We specifically reminded everyone in the review article on Monday that the national team has not been buying CSI 1000 ETF and CSI 2000 ETF after the holiday. The rebound of small-cap stocks is mainly driven by quantitative repositioning and retail speculation. The CSI 2000 ETF has already been redeemed, and the rebound is nearing its end. It is not advisable to blindly invest in small-cap stocks. Previously, Li Bei reminded everyone not to "go back to the fire scene," and was ridiculed, but we said at the time that we agreed with Li Bei's view.

Some people also said that today's huge volume was the national team selling high, which is completely nonsense. The holding period for purchases by Central Huijin is usually longer, and in such a key year, boosting market confidence through stock market gains is a very important means. Haven't you noticed that the voices of "deflation theory" have diminished a lot after the recent rise? In fact, when the panic selling hit the market at noon today, Central Huijin started to buy a large amount of HS300 ETF to support the bottom, but the main decline was in small-cap stocks, while Central Huijin bought large-cap stocks, which did not play a hedging role. Central Huijin is suffering! It's not easy to solve the liquidity crisis, and the market starts to mess up again, and now it's up to Central Huijin to clean up the mess.Let's take a look at the market situation. As of the close, the Shanghai Composite Index fell by 1.91%, the ChiNext Index fell by 2.51%, the Hang Seng Index in Hong Kong fell by 1.46%, and the Hang Seng Technology Index fell by 2.23%. Today marks the first significant divergence and major turnover since the start of this rebound, leading to a massive trading volume in A-shares, with the volume exceeding 1.3 trillion yuan, an increase of 36.66 billion yuan compared to yesterday. Over 5,000 stocks declined across the two markets, with more than 300 stocks hitting the lower limit, and over 1,000 stocks experiencing a drop of more than 9%. There were numerous instances of stocks plummeting from their peaks.

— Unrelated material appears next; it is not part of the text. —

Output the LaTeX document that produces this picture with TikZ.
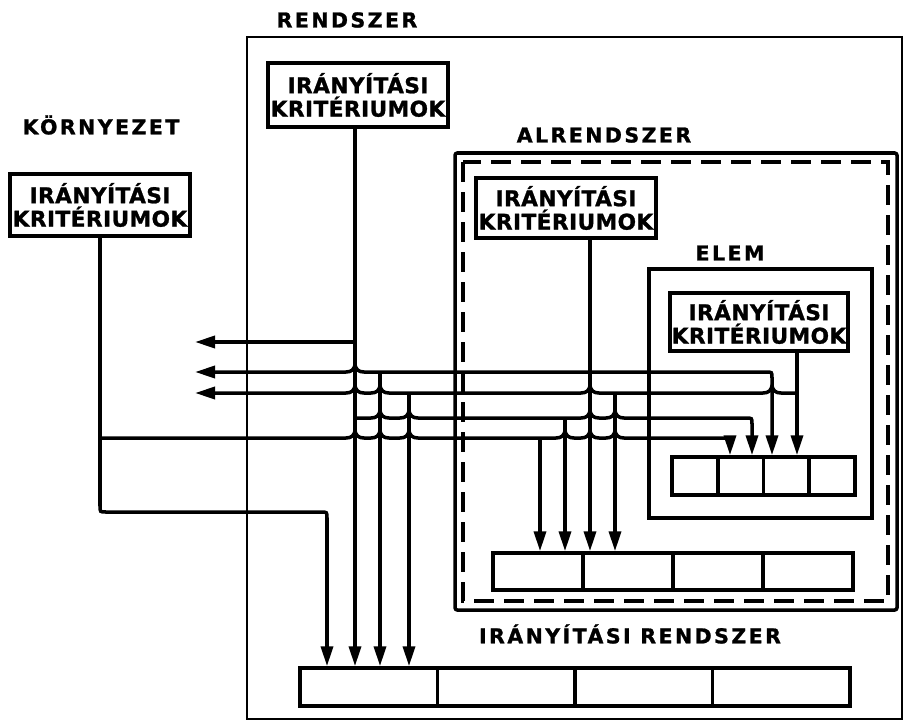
\documentclass[tikz,border=0pt]{standalone}
\usepackage{fontspec}
\newfontfamily\handcrit[LetterSpace=2,FakeBold=1.2]{DejaVu Sans}
\newfontfamily\handlbl[LetterSpace=12,FakeBold=1.2]{DejaVu Sans}
\usetikzlibrary{arrows.meta}
% upward bump where a horizontal line jumps over a vertical one at x=#1, y=#2
\newcommand\bmp[2]{-- ({#1-9},#2) .. controls ({#1-3},#2) and ({#1-1},{#2-3}) .. (#1,{#2-7}) .. controls ({#1+1},{#2-3}) and ({#1+3},#2) .. ({#1+9},#2)}
\begin{document}
\begin{tikzpicture}[x=0.03cm,y=-0.03cm,
  ln/.style={line width=3pt},
  crit/.style={draw,line width=3.4pt,minimum width=180*0.03cm,minimum height=62*0.03cm,
    inner sep=1pt,align=center,font=\handcrit\bfseries\fontsize{18.5}{20}\selectfont},
  lbl/.style={font=\handlbl\bfseries\fontsize{17.5}{19}\selectfont,inner sep=0pt},
  cell/.style={draw,line width=3pt,inner sep=0pt},
  rcell/.style={cell,minimum width=137.5*0.03cm,minimum height=38*0.03cm},
  acell/.style={cell,minimum width=90*0.03cm,minimum height=37*0.03cm},
  ecell/.style={cell,minimum width=45.75*0.03cm,minimum height=38*0.03cm},
  darr/.style={-{Triangle[length=0.6cm,width=0.36cm]}},
  larr/.style={{Triangle[length=0.6cm,width=0.36cm]}-},
  barr/.style={{Triangle[length=0.6cm,width=0.36cm]}-{Triangle[length=0.6cm,width=0.36cm]}},
  ]
\useasboundingbox (0,0) rectangle (905,726);

% containers
\draw[line width=2pt] (247,37) rectangle (902,719);
\draw[line width=3pt,rounded corners=2pt] (455,153) rectangle (897,610);
\draw[line width=3pt,dash pattern=on 0.6cm off 0.3cm] (463,162) rectangle (888,601);
\draw[line width=2.8pt] (649,269) rectangle (872,518);

% labels
\node[lbl] (lR) at (347,20) {RENDSZER};
\node[lbl] (lK) at (101,125) {KÖRNYEZET};
\node[lbl] (lA) at (604,135) {ALRENDSZER};
\node[lbl] (lE) at (730,253) {ELEM};
\node[lbl] (lI) at (630,634) {IRÁNYÍTÁSI RENDSZER};

% criteria boxes
\node[crit] (kcrit) at (100,205) {IRÁNYÍTÁSI\\KRITÉRIUMOK};
\node[crit,minimum height=64*0.03cm] (rcrit) at (358,95) {IRÁNYÍTÁSI\\KRITÉRIUMOK};
\node[crit,minimum height=60*0.03cm] (acrit) at (566,208) {IRÁNYÍTÁSI\\KRITÉRIUMOK};
\node[crit,minimum width=178*0.03cm,minimum height=58*0.03cm] (ecrit) at (759,322) {IRÁNYÍTÁSI\\KRITÉRIUMOK};

% control system cells
\node[rcell] (rc1) at (368.75,687) {};
\node[rcell] (rc2) at (506.25,687) {};
\node[rcell] (rc3) at (643.75,687) {};
\node[rcell] (rc4) at (781.25,687) {};
\node[acell] (ac1) at (538,571.5) {};
\node[acell] (ac2) at (628,571.5) {};
\node[acell] (ac3) at (718,571.5) {};
\node[acell] (ac4) at (808,571.5) {};
\node[ecell] (ec1) at (694.9,476) {};
\node[ecell] (ec2) at (740.6,476) {};
\node[ecell] (ec3) at (786.4,476) {};
\node[ecell] (ec4) at (832.1,476) {};

% line positions
\coordinate (xK) at (100,0);
\coordinate (xP) at (327,0);
\coordinate (xR) at (355,0);
\coordinate (x380) at (380,0);
\coordinate (x409) at (409,0);
\coordinate (x540) at (540,0);
\coordinate (x565) at (565,0);
\coordinate (xA) at (590,0);
\coordinate (x615) at (615,0);
\coordinate (x730) at (730,0);
\coordinate (x752) at (752,0);
\coordinate (x772) at (772,0);
\coordinate (xE) at (797,0);
\coordinate (jK) at (100,438);
\coordinate (jR1) at (355,342);
\coordinate (jR2) at (355,418);
\coordinate (jA) at (590,372);
\coordinate (jE) at (797,393);
\coordinate (tR) at (195,342);
\coordinate (tA) at (195,372);
\coordinate (tE) at (195,393);

% environment criteria
\draw[ln,darr] (kcrit.south -| xK) -- (100,506) .. controls (100,512) .. (106,512)
  -- (321,512) .. controls (327,512) .. (327,518) -- (rc1.north -| xP);
\draw[ln,darr] (jK) \bmp{355}{438}\bmp{380}{438}\bmp{409}{438} -- (540,438)
  \bmp{565}{438}\bmp{590}{438}\bmp{615}{438} -- (724,438) .. controls (730,438) .. (730,444)
  -- (ec2.north -| x730);
\draw[ln,darr] (540,438) -- (ac1.north -| x540);

% system criteria
\draw[ln,darr] (rcrit.south -| xR) -- (rc1.north -| xR);
\draw[ln,larr] (tR) -- (jR1);
\draw[ln,darr] (jR2) \bmp{380}{418}\bmp{409}{418} -- (565,418) \bmp{590}{418}\bmp{615}{418}
  -- (746,418) .. controls (752,418) .. (752,424) -- (ec2.north -| x752);
\draw[ln,darr] (565,418) -- (ac1.north -| x565);

% subsystem criteria
\draw[ln,darr] (acrit.south -| xA) -- (ac2.north -| xA);
\draw[ln,barr] (tA) \bmp{355}{372} -- (jA) -- (766,372) .. controls (772,372) .. (772,378)
  -- (ec3.north -| x772);
\draw[ln,darr] (380,372) -- (rc1.north -| x380);

% element criteria
\draw[ln,darr] (ecrit.south -| xE) -- (ec3.north -| xE);
\draw[ln,larr] (tE) \bmp{355}{393}\bmp{380}{393} -- (409,393) \bmp{590}{393} -- (615,393)
  \bmp{772}{393} -- (jE);
\draw[ln,darr] (409,393) -- (rc1.north -| x409);
\draw[ln,darr] (615,393) -- (ac2.north -| x615);
\end{tikzpicture}
\end{document}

However, today's northbound capital still made a small net purchase of 1.34 billion yuan, and they were bottom-fishing at the end of the day. Our view from yesterday remains unchanged; central financial institutions, foreign capital, and insurance funds continue to maintain a buying trend, and there is still room for leveraged funds and private equity to add positions. Today's sharp decline in A-shares is more due to a technical adjustment triggered by overly uniform sentiment. You can look back at the bull market at the beginning of 2019; a market trend will experience multiple significant divergences, and today is only the first time. More fluctuations are beneficial for a healthier market rise. Of course, the premise is that the policies from the Two Sessions should not fall below market expectations.

We remind everyone for the last time, after three years of a bear market, blue-chip stocks in A-shares have advantages in terms of valuation, share structure, and profit cycle. Everyone should take this opportunity to embrace value again, rather than speculating in junk stocks. Before the Chinese New Year, we provided four clues: dividend stocks (central and state-owned enterprise reforms), the consumption recovery line, the real estate chain, and AI and other high-tech sectors. We still have a positive outlook on these areas. You should choose stocks with logic and performance, not just those that are riding on concepts. People need to learn from past experiences and not keep making the same mistakes. Li Bei wrote today, "Buddha helps those with a predestined relationship," and we want to say, "Buddha does not help fools."

Risk Warning:

The stock market involves risks, and investment should be approached with caution. This article does not constitute investment advice, and readers need to think independently.